Well‑designed workloads are essential for meaningful results.

• Transaction mix: Define a set of transaction templates (e.g., short lookup, read‑modify‑write, range scan, multi‑row update). Assign arrival frequencies to match target scenarios.
• Access distributions: Use Zipfian or hot‑spot models to simulate skew. Real systems often display strong skew that amplifies contention.
• Read/write ratios: OLTP varies widely — from read‑heavy (e.g., 90% reads) to write‑heavy workloads. Test across this spectrum.
• Transaction size and span: Small transactions touching 1–3 rows behave differently from transactions that modify hundreds or span indexes and tables.
• Think time and arrival process: Use Poisson arrivals for steady‑state load or burst models for stress testing.
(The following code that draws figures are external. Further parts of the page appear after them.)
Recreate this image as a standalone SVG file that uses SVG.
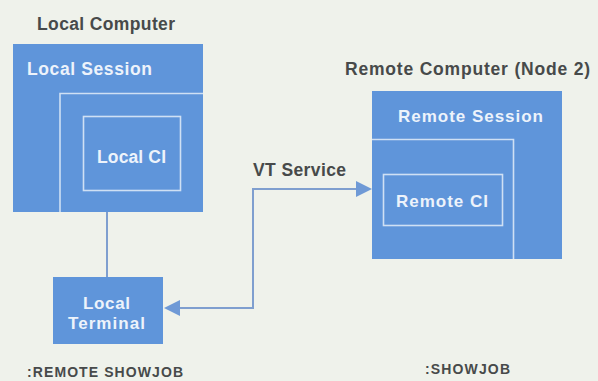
<svg xmlns="http://www.w3.org/2000/svg" width="598" height="381" viewBox="0 0 598 381">
<defs>
<style>
.box{fill:#5f95da}
.frame{fill:none;stroke:#cfe0f4;stroke-width:1.6}
.lbl{font-family:"Liberation Sans",Arial,sans-serif;font-weight:bold;fill:#474a4a}
.wl{font-family:"Liberation Sans",Arial,sans-serif;font-weight:bold;fill:#edf3fb}
.conn{fill:none;stroke:#7f9fcf;stroke-width:2}
.ah{fill:#6f9ad6}
</style>
</defs>
<rect width="598" height="381" fill="#eff2eb"/>
<text class="lbl" x="37" y="29.5" font-size="17.5" textLength="138" lengthAdjust="spacing">Local Computer</text>
<text class="lbl" x="345" y="75" font-size="17.5" textLength="245" lengthAdjust="spacing">Remote Computer (Node 2)</text>
<g id="local-session">
<rect class="box" x="13" y="44" width="190" height="168"/>
<polyline class="frame" points="60,212 60,93.5 203,93.5"/>
<text class="wl" x="27" y="75" font-size="17.5" textLength="125" lengthAdjust="spacing">Local Session</text>
</g>
<g id="local-ci">
<rect class="frame" x="83.5" y="116.5" width="97" height="74"/>
<text class="wl" x="97" y="163" font-size="17.5" textLength="69" lengthAdjust="spacing">Local CI</text>
</g>
<g id="local-terminal">
<rect class="box" x="53" y="277" width="110" height="67"/>
<text class="wl" x="83" y="309" font-size="17" textLength="47" lengthAdjust="spacing">Local</text>
<text class="wl" x="68" y="329" font-size="17" textLength="77" lengthAdjust="spacing">Terminal</text>
</g>
<g id="remote-session">
<rect class="box" x="372" y="91" width="190" height="168"/>
<polyline class="frame" points="372,139.5 513.5,139.5 513.5,259"/>
<text class="wl" x="398" y="122" font-size="17" textLength="145" lengthAdjust="spacing">Remote Session</text>
</g>
<g id="remote-ci">
<rect class="frame" x="383.5" y="174.5" width="119" height="51"/>
<text class="wl" x="396" y="207" font-size="17" textLength="92" lengthAdjust="spacing">Remote CI</text>
</g>
<g id="connectors">
<line class="conn" x1="107" y1="212" x2="107" y2="277"/>
<polyline class="conn" points="178,308 253,308 253,189 359,189"/>
<polygon class="ah" points="164,308 180,300 180,316"/>
<polygon class="ah" points="372,189 356,181 356,197"/>
</g>
<text class="lbl" x="253" y="176" font-size="17.5" textLength="93" lengthAdjust="spacing">VT Service</text>
<text class="lbl" x="27" y="377" font-size="14" textLength="156" lengthAdjust="spacing">:REMOTE SHOWJOB</text>
<text class="lbl" x="425" y="374" font-size="14" textLength="85" lengthAdjust="spacing">:SHOWJOB</text>
</svg>
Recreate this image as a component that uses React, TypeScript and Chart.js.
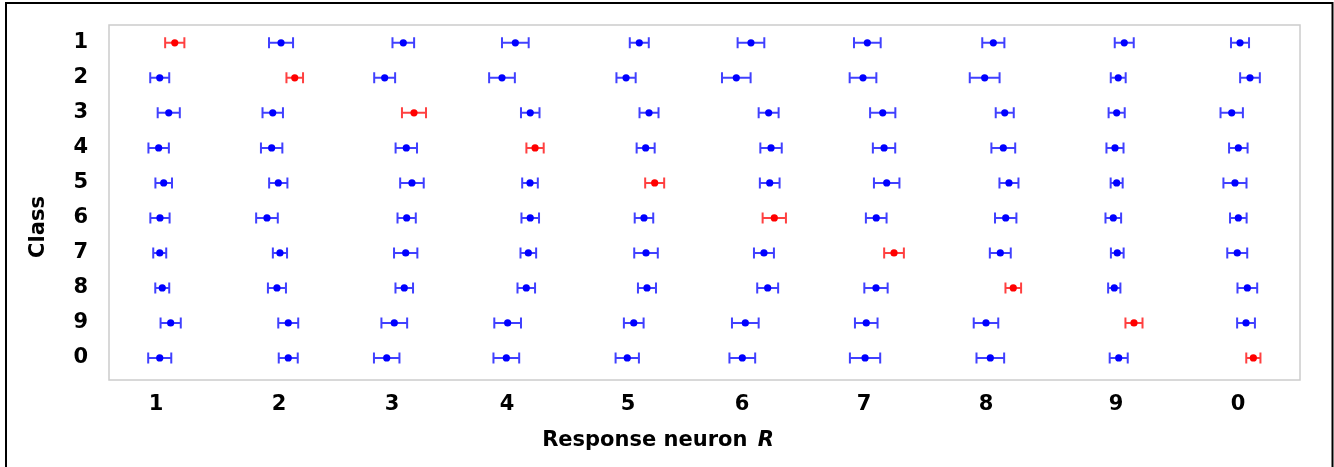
import React, { useEffect, useRef } from 'react';
import { Chart, registerables } from 'chart.js';

Chart.register(...registerables);

// Tick labels
const classLabels = ['1', '2', '3', '4', '5', '6', '7', '8', '9', '0'];
const neuronLabels = ['1', '2', '3', '4', '5', '6', '7', '8', '9', '0'];
const neuronTickPositions = [1, 2.023, 2.963, 3.92, 4.926, 5.874, 6.889, 7.904, 8.985, 10];

// Mean response position (per response neuron column) and half-width of the error bar, one pair per class row
const class1Mean = [1.156, 2.04, 3.057, 3.989, 5.02, 5.949, 6.917, 7.965, 9.054, 10.017];
const class1Err = [0.08, 0.1, 0.09, 0.111, 0.079, 0.111, 0.111, 0.092, 0.079, 0.075];
const class2Mean = [1.031, 2.154, 2.902, 3.878, 4.91, 5.827, 6.881, 7.893, 9.004, 10.1];
const class2Err = [0.079, 0.069, 0.087, 0.107, 0.08, 0.119, 0.111, 0.124, 0.062, 0.082];
const class3Mean = [1.106, 1.971, 3.146, 4.113, 5.101, 6.096, 7.045, 8.06, 8.991, 9.948];
const class3Err = [0.092, 0.085, 0.1, 0.077, 0.079, 0.083, 0.105, 0.075, 0.067, 0.093];
const class4Mean = [1.022, 1.962, 3.082, 4.153, 5.073, 6.116, 7.056, 8.048, 8.977, 10.003];
const class4Err = [0.085, 0.089, 0.089, 0.072, 0.075, 0.089, 0.093, 0.099, 0.071, 0.077];
const class5Mean = [1.064, 2.017, 3.129, 4.111, 5.148, 6.105, 7.078, 8.095, 8.991, 9.975];
const class5Err = [0.069, 0.076, 0.098, 0.065, 0.079, 0.082, 0.106, 0.079, 0.05, 0.096];
const class6Mean = [1.033, 1.923, 3.085, 4.113, 5.059, 6.143, 6.991, 8.068, 8.963, 10.003];
const class6Err = [0.08, 0.09, 0.076, 0.073, 0.077, 0.097, 0.086, 0.089, 0.065, 0.069];
const class7Mean = [1.031, 2.031, 3.077, 4.097, 5.076, 6.057, 7.139, 8.023, 8.996, 9.994];
const class7Err = [0.054, 0.059, 0.097, 0.065, 0.098, 0.083, 0.082, 0.087, 0.053, 0.083];
const class8Mean = [1.052, 2.006, 3.065, 4.08, 5.084, 6.088, 6.989, 8.131, 8.971, 10.078];
const class8Err = [0.058, 0.075, 0.073, 0.073, 0.075, 0.087, 0.097, 0.065, 0.051, 0.082];
const class9Mean = [1.122, 2.1, 2.982, 3.925, 4.974, 5.902, 6.908, 7.904, 9.135, 10.067];
const class9Err = [0.084, 0.083, 0.107, 0.111, 0.082, 0.111, 0.094, 0.102, 0.071, 0.074];
const class0Mean = [1.031, 2.1, 2.919, 3.914, 4.92, 5.877, 6.898, 7.94, 9.008, 10.128];
const class0Err = [0.096, 0.079, 0.106, 0.107, 0.097, 0.107, 0.126, 0.115, 0.075, 0.059];

const rowMeans = [class1Mean, class2Mean, class3Mean, class4Mean, class5Mean, class6Mean, class7Mean, class8Mean, class9Mean, class0Mean];
const rowErrs = [class1Err, class2Err, class3Err, class4Err, class5Err, class6Err, class7Err, class8Err, class9Err, class0Err];

const FONT = '"DejaVu Sans", sans-serif';

const errorBarPlugin = {
  id: 'errorBars',
  beforeDatasetsDraw(chart: any) {
    const ctx = chart.ctx;
    const xs = chart.scales.x;
    const ys = chart.scales.y;
    chart.data.datasets.forEach((ds: any) => {
      ctx.save();
      ctx.strokeStyle = ds.errorColor;
      ctx.lineWidth = 2;
      ds.data.forEach((p: any) => {
        const y = ys.getPixelForValue(p.y);
        const x0 = xs.getPixelForValue(p.x - p.err);
        const x1 = xs.getPixelForValue(p.x + p.err);
        ctx.beginPath();
        ctx.moveTo(x0, y);
        ctx.lineTo(x1, y);
        ctx.moveTo(x0, y - 5.5);
        ctx.lineTo(x0, y + 5.5);
        ctx.moveTo(x1, y - 5.5);
        ctx.lineTo(x1, y + 5.5);
        ctx.stroke();
      });
      ctx.restore();
    });
  },
};

const framePlugin = {
  id: 'frame',
  beforeDraw(chart: any) {
    const ctx = chart.ctx;
    const a = chart.chartArea;
    ctx.save();
    ctx.fillStyle = '#ffffff';
    ctx.fillRect(0, 0, chart.width, chart.height);
    ctx.strokeStyle = '#000000';
    ctx.lineWidth = 2;
    ctx.strokeRect(6, 3, 1326.5, 500);
    ctx.strokeStyle = '#cccccc';
    ctx.lineWidth = 1.5;
    ctx.strokeRect(a.left, a.top, a.right - a.left, a.bottom - a.top);
    ctx.restore();
  },
};

const titlesPlugin = {
  id: 'titles',
  afterDraw(chart: any) {
    const ctx = chart.ctx;
    ctx.save();
    ctx.fillStyle = '#000000';
    ctx.textBaseline = 'middle';
    // x title
    const main = 'Response neuron ';
    const ital = 'R';
    ctx.font = 'bold 21px ' + FONT;
    const w1 = ctx.measureText(main).width;
    ctx.font = 'italic bold 21px ' + FONT;
    const w2 = ctx.measureText(ital).width;
    const left = 658 - (w1 + w2 + 3) / 2;
    ctx.font = 'bold 21px ' + FONT;
    ctx.textAlign = 'left';
    ctx.fillText(main, left, 441);
    ctx.font = 'italic bold 21px ' + FONT;
    ctx.fillText(ital, left + w1 + 3, 441);
    // y title
    ctx.font = 'bold 21px ' + FONT;
    ctx.textAlign = 'center';
    ctx.translate(39, 227);
    ctx.rotate(-Math.PI / 2);
    ctx.fillText('Class', 0, 0);
    ctx.restore();
  },
};

export default function App() {
  const ref = useRef<HTMLCanvasElement | null>(null);

  useEffect(() => {
    if (!ref.current) return;
    const bluePts: any[] = [];
    const redPts: any[] = [];
    rowMeans.forEach((means, r) => {
      means.forEach((m, c) => {
        const pt = { x: m, y: r + 1, err: rowErrs[r][c] };
        if (r === c) redPts.push(pt);
        else bluePts.push(pt);
      });
    });

    const chart = new Chart(ref.current, {
      type: 'scatter',
      data: {
        datasets: [
          {
            label: 'off',
            data: bluePts,
            backgroundColor: '#0000ff',
            borderWidth: 0,
            pointRadius: 3.6,
            errorColor: 'rgba(0,0,255,0.75)',
          } as any,
          {
            label: 'diag',
            data: redPts,
            backgroundColor: '#ff0000',
            borderWidth: 0,
            pointRadius: 3.6,
            errorColor: 'rgba(255,0,0,0.75)',
          } as any,
        ],
      },
      options: {
        animation: false,
        responsive: false,
        layout: { padding: { top: 25, right: 34, bottom: 0, left: 0 } },
        plugins: { legend: { display: false }, tooltip: { enabled: false } },
        scales: {
          x: {
            type: 'linear',
            min: 0.609,
            max: 10.516,
            grid: { display: false, drawTicks: false },
            border: { display: false },
            afterBuildTicks: (scale: any) => {
              scale.ticks = neuronTickPositions.map((v) => ({ value: v }));
            },
            afterFit: (scale: any) => {
              scale.height = 87;
              scale.paddingLeft = 0;
              scale.paddingRight = 0;
            },
            ticks: {
              autoSkip: false,
              maxRotation: 0,
              padding: 12,
              color: '#000000',
              font: { family: FONT, size: 21, weight: 'bold' },
              callback: (_v: any, i: number) => neuronLabels[i],
            },
          },
          y: {
            type: 'linear',
            reverse: true,
            min: 0.49,
            max: 10.63,
            grid: { display: false, drawTicks: false },
            border: { display: false },
            afterBuildTicks: (scale: any) => {
              scale.ticks = classLabels.map((_l, i) => ({ value: i + 1 }));
            },
            afterFit: (scale: any) => {
              scale.width = 109;
              scale.paddingTop = 0;
              scale.paddingBottom = 0;
            },
            ticks: {
              autoSkip: false,
              padding: 21,
              color: '#000000',
              font: { family: FONT, size: 21, weight: 'bold' },
              callback: (_v: any, i: number) => classLabels[i],
            },
          },
        },
      } as any,
      plugins: [framePlugin, errorBarPlugin, titlesPlugin],
    });
    return () => chart.destroy();
  }, []);

  return (
    <div style={{ position: 'absolute', left: 0, top: 0, width: 1334, height: 467 }}>
      <canvas ref={ref} width={1334} height={467} style={{ display: 'block' }} />
    </div>
  );
}
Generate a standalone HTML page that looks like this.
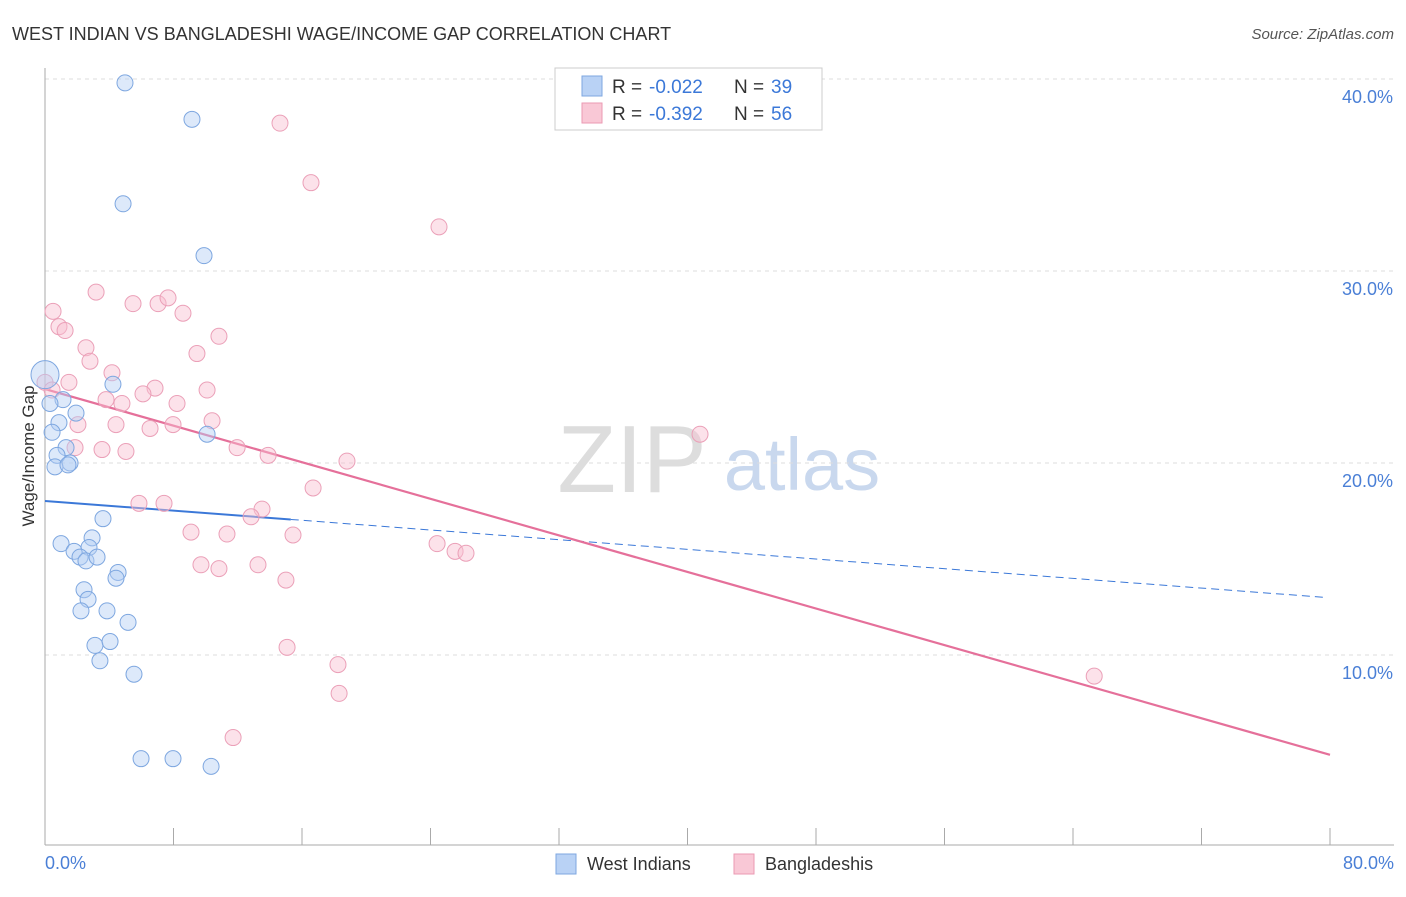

Add think time to simulate application pacing or middle tiers.
• Contention patterns: Create scenarios with private (no contention), shared hot rows, partitioned keys, and cross‑partition transactions to evaluate distributed designs.
• Failure and recovery scenarios: Include abrupt node failures and recovery to evaluate durability/path resiliency if the simulator models persistence.

Example configuration snippet (conceptual):

• 60%: Single‑row read (point lookup)
• 25%: Read‑modify‑write (update 1–3 rows)
• 10%: Short range scan (10–100 rows)
• 5%: Multi‑partition commit (2–5 partitions)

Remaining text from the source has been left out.